In the case of Subhas Bhattacharjee v. State of Tripura (2019), the Tripura Court found the practice of offering a sacrifice of animals in temples of the state to be unconstitutional. The Court noted that according to Article 25 of the Constitution of India, religious practice can be restricted in light of other fundamental rights and on the grounds of violating public order, health or morality. The Court while upholding the fundamental rights of animals stated that sacrificing animals, in pursuant of religious practice, is against the norms of morality and is disturbing the mental peace of an individual. Further, as per Section 28 of the PCA Act, which secures any person from punishment due to killing an animal in accordance with religion or community, can only be applicable in the case of essential ceremonies only. 

In another case of N. Prakash v. State of Kerala & Anr. (2020), the Kerala High Court observed that the choice to rear cats, their breeds and the type of food to be given to the act is coerced under the Fundamental Right to Privacy under Article 21 of the Indian Constitution. 

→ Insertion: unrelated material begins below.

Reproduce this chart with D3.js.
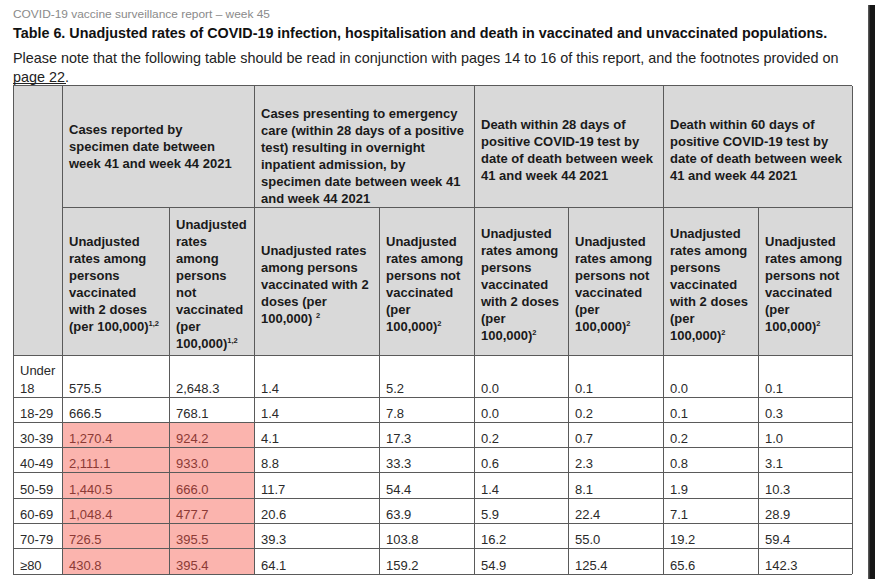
<!DOCTYPE html>
<html>
<head>
<meta charset="utf-8">
<script src="https://cdn.jsdelivr.net/npm/d3@7"></script>
<style>
  html, body { margin: 0; padding: 0; background: #fff; }
  svg { display: block; font-family: "Liberation Sans", Arial, sans-serif; }
</style>
</head>
<body>
<div id="table"></div>
<script>
// age bands (row labels)
var ageGroups = ["Under 18", "18-29", "30-39", "40-49", "50-59", "60-69", "70-79", "≥80"];

// cases by specimen date, week 41 - 44 2021 (per 100,000)
var casesVax = [575.5, 666.5, 1270.4, 2111.1, 1440.5, 1048.4, 726.5, 430.8];
var casesUnvax = [2648.3, 768.1, 924.2, 933.0, 666.0, 477.7, 395.5, 395.4];

// emergency care -> overnight admission
var emergVax = [1.4, 1.4, 4.1, 8.8, 11.7, 20.6, 39.3, 64.1];
var emergUnvax = [5.2, 7.8, 17.3, 33.3, 54.4, 63.9, 103.8, 159.2];

// death within 28 days of positive test
var death28Vax = [0.0, 0.0, 0.2, 0.6, 1.4, 5.9, 16.2, 54.9];
var death28Unvax = [0.1, 0.2, 0.7, 2.3, 8.1, 22.4, 55.0, 125.4];

// death within 60 days of positive test
var death60Vax = [0.0, 0.1, 0.2, 0.8, 1.9, 7.1, 19.2, 65.6];
var death60Unvax = [0.1, 0.3, 1.0, 3.1, 10.3, 28.9, 59.4, 142.3];

var groupHeaders = [
    ["Cases reported by", "specimen date between", "week 41 and week 44 2021"],
    ["Cases presenting to emergency", "care (within 28 days of a positive", "test) resulting in overnight",
     "inpatient admission, by", "specimen date between week 41", "and week 44 2021"],
    ["Death within 28 days of", "positive COVID-19 test by", "date of death between week", "41 and week 44 2021"],
    ["Death within 60 days of", "positive COVID-19 test by", "date of death between week", "41 and week 44 2021"]
];

// "^" marks a superscript footnote reference
var subHeaders = [
    ["Unadjusted", "rates among", "persons", "vaccinated", "with 2 doses", "(per 100,000)^1,2"],
    ["Unadjusted", "rates", "among", "persons", "not", "vaccinated", "(per", "100,000)^1,2"],
    ["Unadjusted rates", "among persons", "vaccinated with 2", "doses (per", "100,000) ^2"],
    ["Unadjusted", "rates among", "persons not", "vaccinated", "(per", "100,000)^2"],
    ["Unadjusted", "rates among", "persons", "vaccinated", "with 2 doses", "(per", "100,000)^2"],
    ["Unadjusted", "rates among", "persons not", "vaccinated", "(per", "100,000)^2"],
    ["Unadjusted", "rates among", "persons", "vaccinated", "with 2 doses", "(per", "100,000)^2"],
    ["Unadjusted", "rates among", "persons not", "vaccinated", "(per", "100,000)^2"]
];

var series = [casesVax, casesUnvax, emergVax, emergUnvax, death28Vax, death28Unvax, death60Vax, death60Unvax];

// ---- layout ----
var width = 875, height = 579;
var colWidths = [49, 107, 85, 125, 95, 94, 95, 95, 94];
var colEdges = [13].concat(Array.from(d3.cumsum(colWidths), function (c) { return 13 + c; }));
var x = function (i) { return colEdges[i]; };

var headTop = 85.5, groupBottom = 207, headBottom = 355;
var firstRowBottom = 397, tableBottom = 574;

var yRow = d3.scaleBand()
    .domain(ageGroups.slice(1))
    .range([firstRowBottom, tableBottom]);

function rowTop(i) { return i === 0 ? headBottom : yRow(ageGroups[i]); }
function rowBottom(i) { return i === 0 ? firstRowBottom : yRow(ageGroups[i]) + yRow.bandwidth(); }

var fmt = d3.format(",.1f");
var pad = 7, lineH = 17;
var headFill = "#d9d9d9", redFill = "#fbb4ae", lineColor = "#5a5a5a";

var svg = d3.select("#table")
    .append("svg")
    .attr("width", width)
    .attr("height", height);

// page texts
svg.append("text")
    .attr("x", 13).attr("y", 18.3)
    .attr("font-size", 11.4).attr("fill", "#8a8a8a")
    .attr("textLength", 257).attr("lengthAdjust", "spacingAndGlyphs")
    .text("COVID-19 vaccine surveillance report – week 45");

svg.append("text")
    .attr("x", 13).attr("y", 37.5)
    .attr("font-size", 14.35).attr("font-weight", "bold").attr("fill", "#111")
    .text("Table 6. Unadjusted rates of COVID-19 infection, hospitalisation and death in vaccinated and unvaccinated populations.");

svg.append("text")
    .attr("x", 13).attr("y", 62.7)
    .attr("font-size", 14.4).attr("fill", "#222")
    .text("Please note that the following table should be read in conjunction with pages 14 to 16 of this report, and the footnotes provided on");

svg.append("text")
    .attr("x", 13).attr("y", 81.5)
    .attr("font-size", 14.4).attr("fill", "#222")
    .text("page 22.");

svg.append("line")
    .attr("x1", 13).attr("x2", 66)
    .attr("y1", 83.5).attr("y2", 83.5)
    .attr("stroke", "#222").attr("stroke-width", 1);

// header backgrounds
svg.append("rect")
    .attr("x", x(0)).attr("y", headTop)
    .attr("width", x(9) - x(0)).attr("height", headBottom - headTop)
    .attr("fill", headFill);

// highlighted cells: vaccinated case rate above unvaccinated
var hi = ageGroups.map(function (d, i) { return i; })
    .filter(function (i) { return casesVax[i] > casesUnvax[i]; });

svg.append("g").selectAll("rect")
    .data(hi)
    .enter().append("rect")
    .attr("x", x(1))
    .attr("y", function (i) { return rowTop(i); })
    .attr("width", x(3) - x(1))
    .attr("height", function (i) { return rowBottom(i) - rowTop(i) + 1; })
    .attr("fill", redFill);

// multi-line header text
function addLines(g, lines, x0, center, weight) {
    var n = lines.length;
    var first = center - (n - 1) * lineH / 2;
    lines.forEach(function (line, k) {
        var parts = line.split("^");
        var t = g.append("text")
            .attr("x", x0)
            .attr("y", first + k * lineH + 4.6)
            .attr("font-size", 13)
            .attr("font-weight", weight)
            .attr("fill", "#1a1a1a");
        t.append("tspan").text(parts[0]);
        if (parts[1]) {
            t.append("tspan")
                .attr("font-size", 7.5)
                .attr("dy", -5)
                .text(parts[1]);
        }
    });
}

var head = svg.append("g");
groupHeaders.forEach(function (lines, gi) {
    var mid = (headTop + groupBottom) / 2 + (lines.length - 3) * 3.3;
    addLines(head, lines, x(1 + gi * 2) + pad, mid, "bold");
});
subHeaders.forEach(function (lines, ci) {
    var mid = (groupBottom + headBottom) / 2 + 3;
    addLines(head, lines, x(1 + ci) + pad, mid, "bold");
});

// body rows
var body = svg.append("g");
ageGroups.forEach(function (age, i) {
    var base = rowBottom(i) - 4.5;
    var words = age === "Under 18" ? ["Under", "18"] : [age];
    words.forEach(function (w, k) {
        body.append("text")
            .attr("x", x(0) + pad)
            .attr("y", base - (words.length - 1 - k) * 18)
            .attr("font-size", 13)
            .attr("fill", "#2a2a2a")
            .text(w);
    });
    series.forEach(function (s, ci) {
        var red = ci < 2 && hi.indexOf(i) >= 0;
        body.append("text")
            .attr("x", x(1 + ci) + pad)
            .attr("y", base)
            .attr("font-size", 13)
            .attr("fill", red ? "#8c3a35" : "#2a2a2a")
            .text(fmt(s[i]));
    });
});

// grid lines
var grid = svg.append("g")
    .attr("stroke", lineColor)
    .attr("stroke-width", 1)
    .attr("shape-rendering", "crispEdges");

// horizontal
var hLines = [[headTop, 0], [groupBottom, 1], [headBottom, 0]]
    .concat(ageGroups.map(function (d, i) { return [rowBottom(i), 0]; }));
grid.selectAll("line.h")
    .data(hLines)
    .enter().append("line")
    .attr("class", "h")
    .attr("x1", function (d) { return x(d[1]); })
    .attr("x2", x(9))
    .attr("y1", function (d) { return d[0]; })
    .attr("y2", function (d) { return d[0]; });

// vertical: group edges run full height, sub-column edges start under group row
var vLines = d3.range(10).map(function (i) {
    var full = i === 0 || i === 9 || (i % 2 === 1);
    return [i, full ? headTop : groupBottom];
});
grid.selectAll("line.v")
    .data(vLines)
    .enter().append("line")
    .attr("class", "v")
    .attr("x1", function (d) { return x(d[0]); })
    .attr("x2", function (d) { return x(d[0]); })
    .attr("y1", function (d) { return d[1]; })
    .attr("y2", tableBottom);

// dark window edge on the right
svg.append("rect")
    .attr("x", 868).attr("y", 5)
    .attr("width", 7).attr("height", height - 5)
    .attr("fill", "#161616");
svg.append("rect")
    .attr("x", 868).attr("y", 5)
    .attr("width", 1.5).attr("height", height - 5)
    .attr("fill", "#555");
</script>
</body>
</html>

Recently, Karnataka High Court took a suo moto case on the gruesome massacre of around 38 monkeys in Bangalore. The case was taken up after people allegedly poisoned a group of Bonnet Macaques (monkeys) killing over 38 of them. The Court studied the reports that stated over 50 monkeys were stuffed in gunny bags and were beaten mercilessly and then were thrown away. 

Conclusion

Under the garb of modernising thoughts, humans have flattered themselves of their existence in the world, forgetting about the other stakeholders who are suffering at the hands of humans. The increasing number of cases of cruelty against animals merely shows the insensitive yet gruesome nature of people. It is high time when we need to understand that the word is a linkage between many prevalent communities including animals. Without their existence, humans would cease to exist. Therefore, considering the substantial role played by animals in our lives, we need to sensitise those who wilfully hurt animals. Proper implementation of laws is the need of the hour in addition to instilling the compassionate feeling in an individual.